I was given pause by what I discovered on a rainy afternoon two days ago. I have spent the past three years developing a code base for running many MD simulations on a card at one time. I still think there is merit in what I am doing. I have devised new methods that both expedite the integration of many systems in a single runtime instance and also improve the way each individual system runs. But, this has changed the way I think about compute-bound versus memory-bound processes: if there is one of each, interleaving them is absolutely possible, and will even happen automagically if you just throw enough processes onto the card at one time, even with something agnostic to the nature of each process like MPS.
Another way to put it is that, except in the limiting case of raw performance on a single problem, making something go faster by cutting down on memory latency with intense computation is pollution–it occupies arithmetic units that could otherwise be utilized by a process running in parallel, and it throws off heat that limits what other processes can do or even what the card is able to sustain in future kernel launches.
It makes me wonder, since I will have explicit control over which systems are running at any one time, should I expect to be able to use CUDA streams to interleave communication and compute-bound processes to the same effect as MPS?
For reference, here is one of my data sets. What I did was create a single MD system of 23,558 atoms (this is an update of the dihydrofolate reductase “DHFR” benchmark that is well known to molecular dynamics developers). I then ran multiple simulations through multiple processes in MPS with three popular MD codes. Those results are shown marked with filled circles (or, cream-filled donuts, if your Monday needs to slow down).

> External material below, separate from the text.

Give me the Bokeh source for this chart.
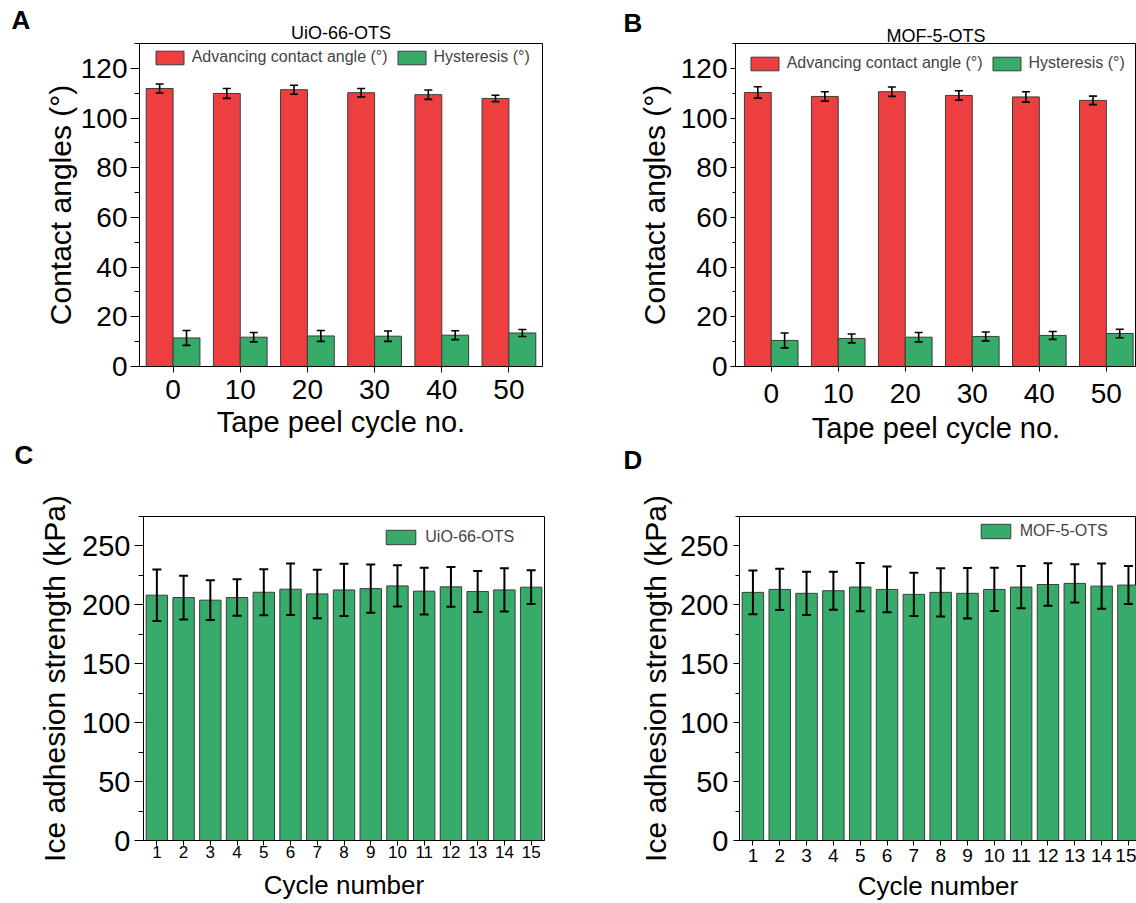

I also tiled the system into single simulations of 2x 23558 = 47116 atoms, 70674 atoms, all the way to 15x = 353370 atoms (and even further, but that gets into other limits in each code base which are outside the scope of this discussion), and ran those as a single process on each card. (Those are the square-decorated lines, shown in relief.) As you can see, MPS outperforms tiling the system and running “multiple” copies of the protein simulation that way almost every time, sometimes by a wide margin. This is pretty easy to rationalize: when there are multiple simulations, the compute-bound and memory-bound processes can interleave, and the MPS scheduler seems to be doing a very good job of this.